Now, people are coming out and this 20th anniversary thing is an opportunity for us to get a little attention and have a terrific opportunity to talk to guys like you about what’s going on. People are coming out and seeing us, and the old guard fans are just psyched that we’re playing again and they’re like, ‘You guys are as awesome as ever.’ And the people who like 10 back then and bought the record, and it was their first record, are coming out and they’re like 30 now and they’re like, ‘I loved your band, loved your record, and I didn’t realize you guys were such awesome players.’

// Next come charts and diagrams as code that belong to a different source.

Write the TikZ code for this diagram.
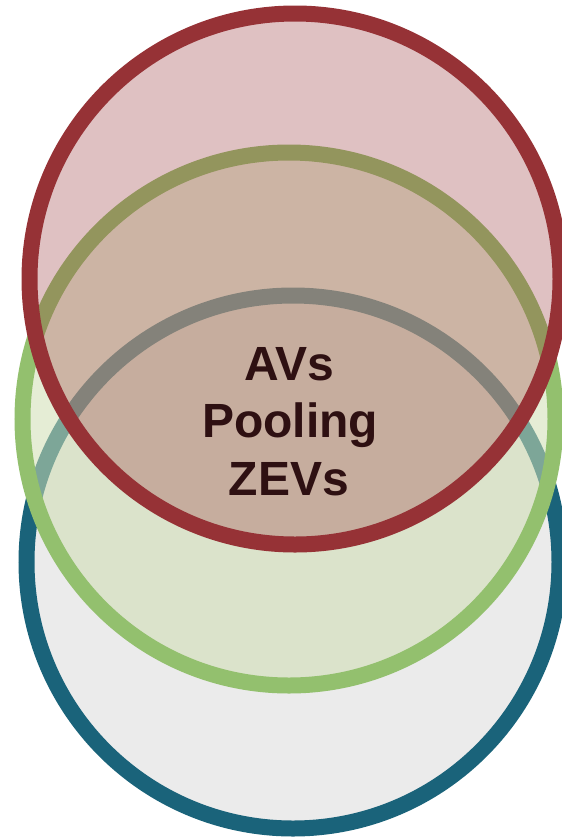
\documentclass[tikz,border=0pt]{standalone}
\usepackage{fontspec}
\setmainfont{Liberation Sans}
\definecolor{redline}{HTML}{963236}
\definecolor{greenline}{HTML}{93C06E}
\definecolor{greenfill}{HTML}{CFDEB2}
\definecolor{blueline}{HTML}{1A637A}
\definecolor{bluefill}{HTML}{EBEBEB}
\definecolor{txtcol}{HTML}{2E1012}
\begin{document}
\begin{tikzpicture}[x=1pt,y=-1pt,
  ring/.style={line width=16pt},
  lbl/.style={anchor=base,inner sep=0pt,text=txtcol,font=\fontsize{48}{57}\selectfont\bfseries}]
\useasboundingbox (0,0) rectangle (562,839);
\draw[ring,draw=blueline,fill=bluefill] (293,562) circle[radius=266.5];
\draw[ring,draw=greenline,fill=greenfill,fill opacity=0.55] (289,419) circle[radius=266.5];
\draw[ring,draw=redline,fill=redline,fill opacity=0.3] (295,279) circle[radius=265.5];
\node[lbl] (avs) at (289,380) {AVs};
\node[lbl] (pool) at (290,437) {Pooling};
\node[lbl] (zevs) at (289,495) {ZEVs};
\end{tikzpicture}
\end{document}
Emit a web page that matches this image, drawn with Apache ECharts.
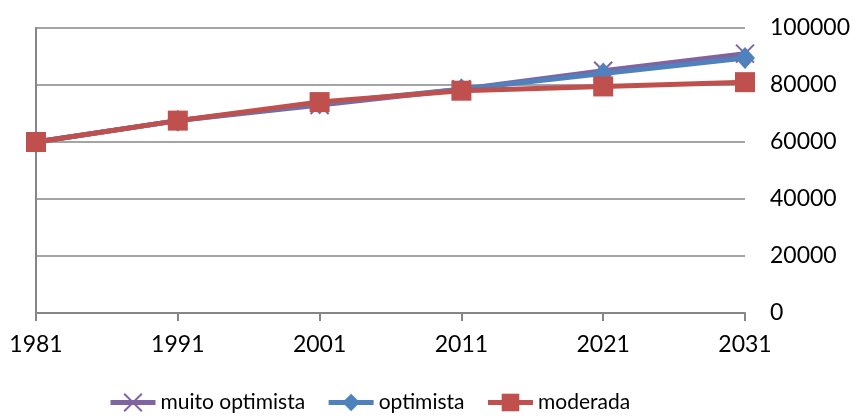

I’m extraordinarily gratified that 20 years later I was part of a record that anybody gives half a crap about still. And in the early 21st century music tableau that really seems to be a rare and special thing, and extraordinarily gratifying. It’s cool that people are looking at Pocket Full of Kryptonite now as a record and not just a delivery system of these two hit songs. And it’s giving us an opportunity to go out and play our guts out and really lay it on the line. We’re going to be performing Pocket Full of Kryptonite in its entirety in order. We did this in England and we were doing deep cuts in the encore. We were playing old blues songs that we wrote before we did Pocket Full of Kryptonite, stuff we never recorded before. And the tapers are all crapping their pants because we haven’t played these songs live in like 15 or years. We’re reaching back into these deep cuts and the stuff that we were jamming on back before Pocket Full of Kryptonite was made and back when “Little Miss Can’t Be Wrong” and “Two Princes” weren’t hit songs. They were just really really good songs that made your girlfriend want to make out with you.